In fact in the _updateServer method → events are put back in the queue on error:

  } catch (e) {
      // Put the failed events back in the queue for next time
      this._queuedEvents.unshift(...queue);

This was just something I noticed afterwards… When everything goes well ( meaning no errors ), is it really necessary to keep updating the server every other 30 seconds ?

} else if (
      !this._nextUpdateTimer &&
      this._presentChannels.size > 0 &&
      !isTesting()
    ) {
      this._nextUpdateTimer = discourseLater(
        this,
        this._throttledUpdateServer,
        PRESENCE_INTERVAL_S * 1000 // This is 30 seconds
      );
    }
1 Like

I don’t believe there is a back off. It keeps retrying every 1 second without stopping when there is any error. But maybe I missed something.

1 Like

Ok I think I understood why it needs to “check-in” again every 30 seconds.

There is a background job that is triggered every minutes PresenceChannelAutoLeave that will make expired members leave the channel.

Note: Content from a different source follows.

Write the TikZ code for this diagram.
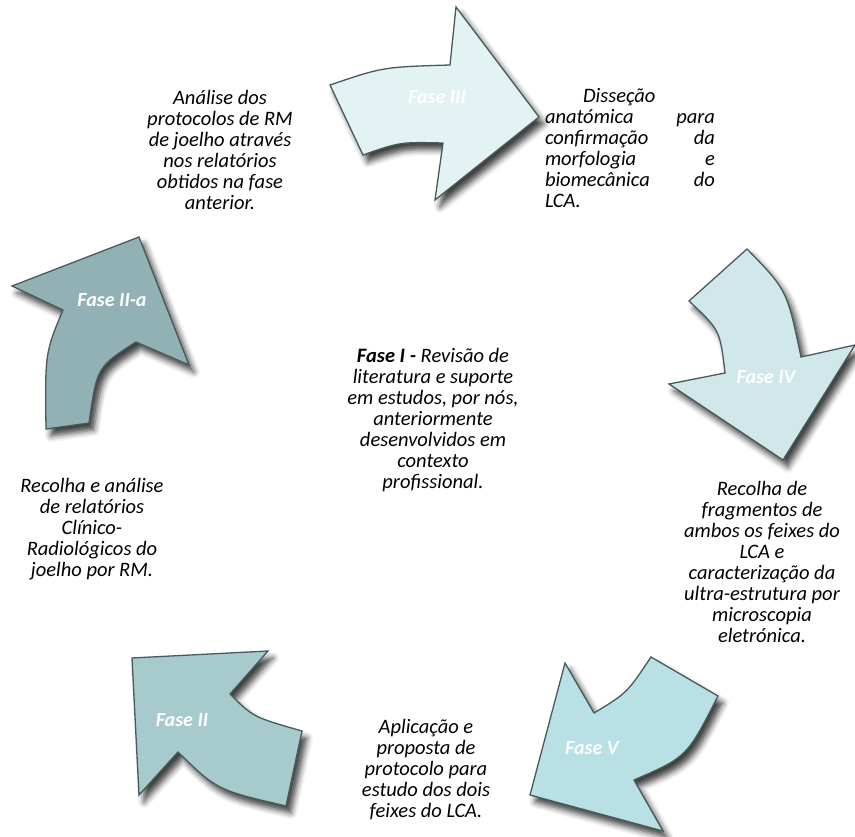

It is also commented in presence_channel.rb for the present(user:, client_id:) method:

    # Mark a user's client as present in this channel. The client_id should be unique per
    # browser tab. This method should be called repeatedly (at least once every DEFAULT_TIMEOUT)
    # while the user is present in the channel.
    def present(user:, client_id:)

Still wondering about the error part that is triggered every second

We were already handling 429 ‘rate limited’ errors correctly. But for other, unexpected, errors I’ve added some exponential backoff logic (capped at 30s). Thanks for bringing this to our attention @AhmedLoud

3 Likes

This topic was automatically closed after 9 days. New replies are no longer allowed.